During a COVID-19 update press conference last week, Prime Minister Dr. Hubert Minnis announced that national exams will take place on July 13.
But Matrena Laing, the mother of a 12th grader on Grand Bahama, said the decision is not fair for the students, especially those who had to endure Hurricane Dorian in September.
“I think they should not do it now,” Laing said.
“These children haven’t had an opportunity to get back in the classroom. First and foremost, we went through Dorian, and it took them a minute to get back in school after that storm.
“And they didn’t have much time in school to prepare and now they’re out because of the pandemic, so I really don’t think it’s fair to the children to do the exam in July.”
Hundreds of similar comments were made on an online petition created on the Change.org website after Minnis’ announcement.
The petition is seeking 10,000 signatures in favor of canceling the national exams altogether and having the Ministry of Education use forecasted grades instead.
Up to press time, there were nearly 8,000 signatures.
Several senior high school students The Nassau Guardian spoke with also said they felt frustrated with having this obligation demanded of them when they have already been enduring little to no normalcy in a year that would have seen them transitioning on to pursue college careers.
Schools were closed in mid-March due to the COVID-19 pandemic, prompting schools to move classes online.
Former Permanent Secretary in the Ministry of Education Elma Garraway, however, has expressed confidence in the students’ abilities to sit the exams.
In a social media post that was shared on the Ministry of Education’s official social media page, Garraway drew comparison with students in Barbados who will be taking their national exams in the upcoming months.
“Undoubtedly, the schools in The Bahamas will be ready at least by July to write the BGCSE 2020 exams,” she wrote.
“Our Ministry of Education, the independent schools, assessment and evaluation section administrators, teachers, parents and students are no less competent than their Caribbean counterparts.”
Director of Education Marcellus Taylor also spoke to the need to provide graduating students in particular with credentials which he said are helpful for those who do not go on to college but instead enter the workforce right after high school.
“Remember, we talk about students going to university, but for some of these students, this is it,” he said.
“They will not go directly into college or further studies, they will try to enter the world of work. And it would be irresponsible of us, if we could help it, to not give the students an opportunity to get a credential to give them [a chance], to enable them to go to their employer and say, ‘I have this credential that says I can do X, Y and Z; so, therefore, I should have an opportunity for a job’.”
But some students said they feel unprepared not just mentally, but emotionally as well; and that they feel the government is not taking that aspect of their well-being into account.
With most of the typical senior traditions, like school proms or signing each others’ yearbooks, off the agenda due to social distancing measures still in place over COVID-19, students said they were looking forward to a “normal” summer break.
The issue of summer break is one that Bahamas Union of Teachers (BUT) President Belinda Wilson raised as well, in a voice note to union members after Minnis’ announcement.

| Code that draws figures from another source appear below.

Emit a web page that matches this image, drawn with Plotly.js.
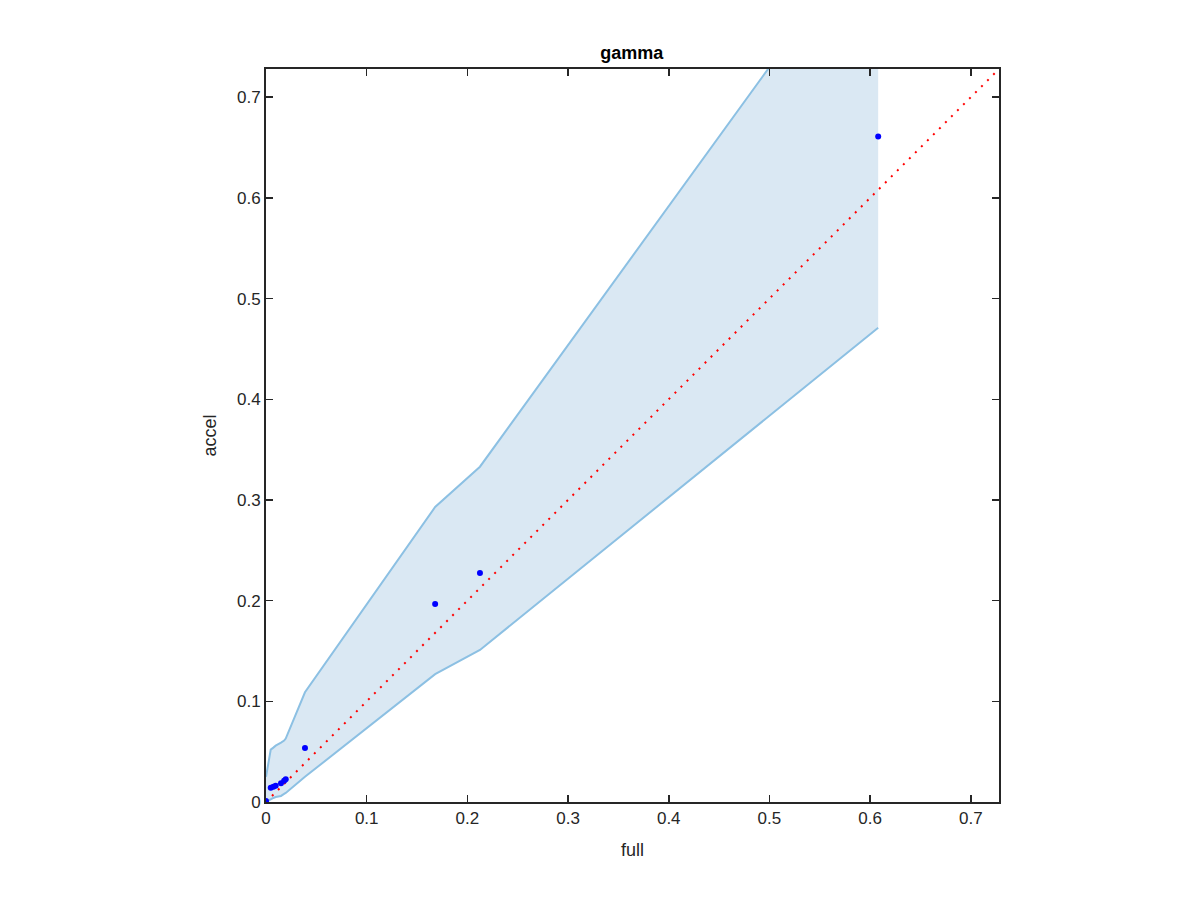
<!DOCTYPE html>
<html>
<head>
<meta charset="utf-8">
<script src="https://cdn.plot.ly/plotly-3.0.1.min.js"></script>
<style>html,body{margin:0;padding:0;background:#fff;}#chart{width:1200px;height:900px;}</style>
</head>
<body>
<div id="chart"></div>
<script>
// Data
const fullVals  = [0, 0.0047, 0.0073, 0.0096, 0.0149, 0.018, 0.0196, 0.0387, 0.168, 0.2125, 0.608];
const accelVals = [0.001, 0.0142, 0.0152, 0.0162, 0.0186, 0.021, 0.0225, 0.0536, 0.1966, 0.2274, 0.661];
const upperVals = [0.025, 0.052, 0.054, 0.056, 0.059, 0.061, 0.063, 0.109, 0.293, 0.333, 0.879];
const lowerVals = [0.0, 0.003, 0.004, 0.005, 0.006, 0.008, 0.009, 0.025, 0.127, 0.151, 0.471];
const diagVals  = [0, 0.728];
const tickVals  = [0, 0.1, 0.2, 0.3, 0.4, 0.5, 0.6, 0.7];
const tickText  = ['0', '0.1', '0.2', '0.3', '0.4', '0.5', '0.6', '0.7'];

const bandX = fullVals.concat(fullVals.slice().reverse());
const bandY = upperVals.concat(lowerVals.slice().reverse());

const traces = [
  {x: bandX, y: bandY, type: 'scatter', mode: 'lines', fill: 'toself',
   fillcolor: 'rgb(218,232,243)', line: {width: 0, color: 'rgba(0,0,0,0)'}, hoverinfo: 'skip'},
  {x: fullVals, y: upperVals, type: 'scatter', mode: 'lines',
   line: {color: 'rgb(140,192,227)', width: 2}},
  {x: fullVals, y: lowerVals, type: 'scatter', mode: 'lines',
   line: {color: 'rgb(140,192,227)', width: 2}},
  {x: diagVals, y: diagVals, type: 'scatter', mode: 'lines',
   line: {color: 'rgb(255,0,0)', width: 2, dash: '2px,6.5px'}},
  {x: fullVals, y: accelVals, type: 'scatter', mode: 'markers',
   marker: {color: 'rgb(0,0,255)', size: 6}}
];

const axisCommon = {
  range: [0, 0.728], tickvals: tickVals, ticktext: tickText,
  ticks: 'inside', ticklen: 7, tickwidth: 1.5, tickcolor: '#262626',
  showline: true, linecolor: '#262626', linewidth: 2, mirror: 'ticks',
  showgrid: false, zeroline: false,
  tickfont: {family: 'Liberation Sans, Arial, sans-serif', size: 17, color: '#262626'}
};

const layout = {
  width: 1200, height: 900,
  margin: {l: 266, r: 201, t: 69, b: 98},
  paper_bgcolor: '#fff', plot_bgcolor: '#fff',
  showlegend: false,
  title: {text: '<b>gamma</b>', x: 0.5265, xanchor: 'center', y: 0.942, yanchor: 'middle',
          font: {family: 'Liberation Sans, Arial, sans-serif', size: 18, color: '#000'}},
  xaxis: Object.assign({}, axisCommon, {
    title: {text: 'full', standoff: 16, font: {family: 'Liberation Sans, Arial, sans-serif', size: 18, color: '#262626'}}
  }),
  yaxis: Object.assign({}, axisCommon, {
    title: {text: 'accel', standoff: 16, font: {family: 'Liberation Sans, Arial, sans-serif', size: 18, color: '#262626'}}
  })
};

Plotly.newPlot('chart', traces, layout, {staticPlot: true, displayModeBar: false});
</script>
</body>
</html>
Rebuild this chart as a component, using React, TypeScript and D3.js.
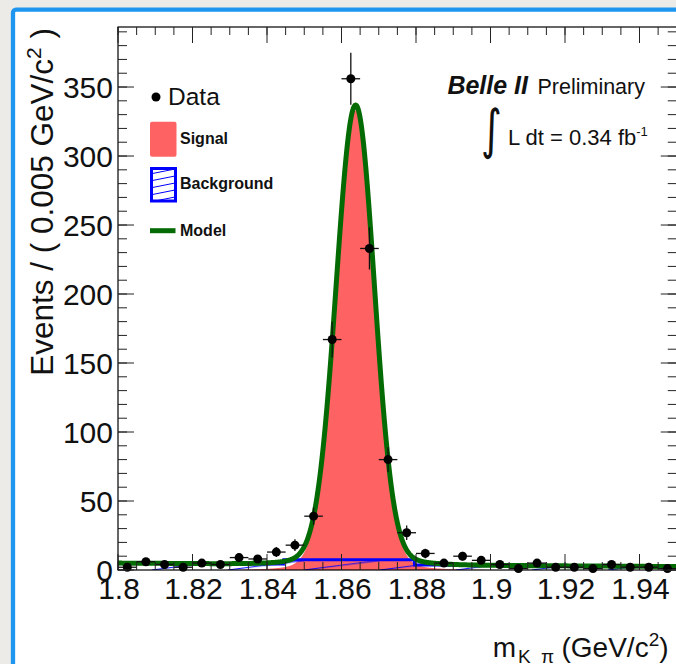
import React from "react";
import * as d3 from "d3";

// ---- data ----
const binCenters = [
  1.8025, 1.8075, 1.8125, 1.8175, 1.8225, 1.8275, 1.8325, 1.8375, 1.8425, 1.8475,
  1.8525, 1.8575, 1.8625, 1.8675, 1.8725, 1.8775, 1.8825, 1.8875, 1.8925, 1.8975,
  1.9025, 1.9075, 1.9125, 1.9175, 1.9225, 1.9275, 1.9325, 1.9375, 1.9425, 1.9475,
];
const counts = [
  2, 6, 4, 2, 5, 4, 9, 8, 13, 18,
  39, 167, 356, 233, 80, 27, 12, 5, 10, 7,
  4, 1, 5, 2, 2, 1, 4, 2, 2, 1,
];
const binWidth = 0.005;

const xDomain = [1.8, 1.95];
const yDomain = [0, 393.5];
const xTicks = [1.8, 1.82, 1.84, 1.86, 1.88, 1.9, 1.92, 1.94];
const xTickLabels = ["1.8", "1.82", "1.84", "1.86", "1.88", "1.9", "1.92", "1.94"];
const yTicks = [0, 50, 100, 150, 200, 250, 300, 350];
const yTickLabels = ["0", "50", "100", "150", "200", "250", "300", "350"];

// fitted model parameters
const sigCore = [1.8638, 327, 0.0052, 0.005]; // mean, amplitude, sigmaL, sigmaR
const sigTail = [6, 0.012]; // amplitude, sigma
const bkgEnds = [5.0, 2.5]; // background at 1.80 and 1.95
const bkgWindow = [1.8445, 1.8795];
const bkgWindowLevel = [7.5];

const FONT = "'Liberation Sans', Arial, Helvetica, sans-serif";
const RED = "#ff6262";
const GREEN = "#046a04";
const BLUE = "#0000ff";

export default function App() {
  const W = 676;
  const H = 664;
  const left = 118;
  const right = 676.75;
  const top = 27;
  const bottom = 570;

  const x = d3.scaleLinear().domain(xDomain).range([left, right]);
  const y = d3.scaleLinear().domain(yDomain).range([bottom, top]);

  const sig = (m: number) => {
    const [mu, a, sl, sr] = sigCore;
    const s = m < mu ? sl : sr;
    const core = a * Math.exp(-((m - mu) ** 2) / (2 * s * s));
    const tail = sigTail[0] * Math.exp(-((m - mu) ** 2) / (2 * sigTail[1] ** 2));
    return core + tail;
  };
  const bkg = (m: number) =>
    bkgEnds[0] + ((bkgEnds[1] - bkgEnds[0]) * (m - xDomain[0])) / (xDomain[1] - xDomain[0]);
  const bkgTop = (m: number) =>
    m >= bkgWindow[0] && m <= bkgWindow[1] ? bkgWindowLevel[0] : bkg(m);
  const model = (m: number) => sig(m) + bkg(m);

  const grid = d3.range(0, 1501).map((i) => xDomain[0] + (i * (xDomain[1] - xDomain[0])) / 1500);

  const sigArea = d3
    .area<number>()
    .x((m) => x(m))
    .y0(y(0))
    .y1((m) => y(sig(m)))(grid) as string;
  const bkgArea = d3
    .area<number>()
    .x((m) => x(m))
    .y0(y(0))
    .y1((m) => y(bkgTop(m)))(grid) as string;
  const bkgLine = d3
    .line<number>()
    .x((m) => x(m))
    .y((m) => y(bkgTop(m)))(grid) as string;
  const modelLine = d3
    .line<number>()
    .x((m) => x(m))
    .y((m) => y(model(m)))(grid) as string;

  const minorX = d3.range(0, 31).map((i) => xDomain[0] + i * 0.005);
  const minorY = d3.range(0, 40).map((i) => i * 10);

  const majLenX = 16;
  const minLenX = 8;
  const majLenY = 16;
  const minLenY = 9;

  return (
    <div style={{ position: "fixed", left: 0, top: 0, width: W, height: H }}>
      <svg width={W} height={H} viewBox={`0 0 ${W} ${H}`} style={{ display: "block" }}>
        <defs>
          <pattern id="hatch" patternUnits="userSpaceOnUse" width={76} height={9.5}>
            <line x1={0} y1={9.5} x2={76} y2={0} stroke={BLUE} strokeWidth={1} />
          </pattern>
          <pattern id="hatchLeg" patternUnits="userSpaceOnUse" width={35} height={7} x={150} y={167}>
            <line x1={0} y1={7} x2={35} y2={0} stroke={BLUE} strokeWidth={1} />
          </pattern>
          <clipPath id="plotClip">
            <rect x={left} y={top} width={right - left} height={bottom - top} />
          </clipPath>
        </defs>

        {/* slide background */}
        <rect x={0} y={0} width={W} height={H} fill="#edebe7" />
        <rect x={13} y={9.7} width={W + 40} height={H + 40} rx={3} fill="#ffffff" stroke="#1e96f0" strokeWidth={4.3} />

        {/* plot contents */}
        <g clipPath="url(#plotClip)">
          <path d={sigArea} fill={RED} />
          <path d={bkgArea} fill="url(#hatch)" />
          <path d={bkgLine} fill="none" stroke={BLUE} strokeWidth={3} />
          <path d={modelLine} fill="none" stroke={GREEN} strokeWidth={5} strokeLinejoin="round" />
        </g>

        {/* data points */}
        <g>
          {binCenters.map((c, i) => {
            const v = counts[i];
            const e = Math.sqrt(v);
            return (
              <g key={i}>
                <line x1={x(c - binWidth / 2)} x2={x(c + binWidth / 2)} y1={y(v)} y2={y(v)} stroke="#111" strokeWidth={1.3} />
                <line x1={x(c)} x2={x(c)} y1={y(v - e)} y2={y(v + e)} stroke="#111" strokeWidth={1.3} />
                <circle cx={x(c)} cy={y(v)} r={4.5} fill="#000" />
              </g>
            );
          })}
        </g>

        {/* frame */}
        <rect x={left} y={top} width={right - left} height={bottom - top} fill="none" stroke="#000" strokeWidth={1.2} />

        {/* ticks */}
        <g stroke="#222" strokeWidth={1}>
          {minorX.map((m, i) => (
            <g key={"mx" + i}>
              <line x1={x(m)} x2={x(m)} y1={bottom} y2={bottom - minLenX} />
              <line x1={x(m)} x2={x(m)} y1={top} y2={top + minLenX} />
            </g>
          ))}
          {xTicks.map((m, i) => (
            <g key={"Mx" + i}>
              <line x1={x(m)} x2={x(m)} y1={bottom} y2={bottom - majLenX} />
              <line x1={x(m)} x2={x(m)} y1={top} y2={top + majLenX} />
            </g>
          ))}
          {minorY.map((v, i) => (
            <g key={"my" + i}>
              <line x1={left} x2={left + minLenY} y1={y(v)} y2={y(v)} />
              <line x1={right} x2={right - minLenY} y1={y(v)} y2={y(v)} />
            </g>
          ))}
          {yTicks.map((v, i) => (
            <g key={"My" + i}>
              <line x1={left} x2={left + majLenY} y1={y(v)} y2={y(v)} />
              <line x1={right} x2={right - majLenY} y1={y(v)} y2={y(v)} />
            </g>
          ))}
        </g>

        {/* tick labels */}
        <g fontFamily={FONT} fill="#111">
          {xTicks.map((m, i) => (
            <text key={"xl" + i} x={x(m) + 1} y={598.5} fontSize={30} textAnchor="middle">
              {xTickLabels[i]}
            </text>
          ))}
          {yTicks.map((v, i) => (
            <text key={"yl" + i} x={113} y={y(v) + 10.5} fontSize={30} textAnchor="end">
              {yTickLabels[i]}
            </text>
          ))}
        </g>

        {/* axis titles */}
        <text transform="translate(52.5,28) rotate(-90)" textAnchor="end" fontFamily={FONT} fontSize={31.5} fill="#111">
          Events / ( 0.005 GeV/c
          <tspan dy={-12} fontSize={21}>2</tspan>
          <tspan dy={12}>{" )"}</tspan>
        </text>
        <text fontFamily={FONT} fill="#111">
          <tspan x={492.7} y={656.7} fontSize={28}>m</tspan>
          <tspan x={518} y={663} fontSize={19}>K</tspan>
          <tspan x={541} y={663} fontSize={19}>π</tspan>
          <tspan x={561.5} y={656.7} fontSize={28}>(GeV/c</tspan>
          <tspan dy={-11} fontSize={19}>2</tspan>
          <tspan dy={11} fontSize={28}>)</tspan>
        </text>

        {/* Belle II label */}
        <text x={528} y={94.3} textAnchor="end" fontFamily={FONT} fontSize={25} fontWeight="bold" fontStyle="italic" fill="#111">
          Belle II
        </text>
        <text x={645} y={94.3} textAnchor="end" fontFamily={FONT} fontSize={21.5} fill="#111">
          Preliminary
        </text>
        <text x={481} y={148} fontFamily="'DejaVu Sans', sans-serif" fontSize={40} fill="#111" transform="translate(0,-52) scale(1,1.35)">
          ∫
        </text>
        <text x={508} y={145} fontFamily={FONT} fontSize={22} fill="#111">
          L dt = 0.34 fb
          <tspan dy={-9} fontSize={13}>-1</tspan>
        </text>

        {/* legend */}
        <circle cx={156} cy={97} r={4.5} fill="#000" />
        <text x={168} y={105} fontFamily={FONT} fontSize={24.5} fill="#111">Data</text>
        <rect x={150} y={121.7} width={26.5} height={35} rx={2} fill={RED} />
        <text x={180} y={144} fontFamily={FONT} fontSize={16} fontWeight="bold" fill="#111">Signal</text>
        <rect x={151.5} y={168.5} width={24} height={32.5} fill="url(#hatchLeg)" stroke={BLUE} strokeWidth={3} />
        <text x={180} y={188.5} fontFamily={FONT} fontSize={16} fontWeight="bold" fill="#111">Background</text>
        <line x1={150} x2={175.5} y1={230.7} y2={230.7} stroke={GREEN} strokeWidth={5} />
        <text x={180} y={236} fontFamily={FONT} fontSize={16} fontWeight="bold" fill="#111">Model</text>
      </svg>
    </div>
  );
}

“All I want to say to you this evening, as your president, is that school closes for teachers for the summer break on Friday, June 19, 2020, and it closes for students on Friday, June 12,” Wilson said.
“[S]o on July 13, you will be on your summer break…which you are entitled to.”
Minister of Education Jeffrey Lloyd is expected to address the matter during a press conference this morning, and Wilson said she will speak more after hearing his comments.
However, she has previously suggested that the exams be held later in the year – an idea that Laing supports.
“Maybe they should wait until maybe the end of the year, give the students an opportunity to get back in school,” Laing said.
“Now the problem is, for those 12th graders, I know they’re graduating but I don’t think they should penalize them for those exams.”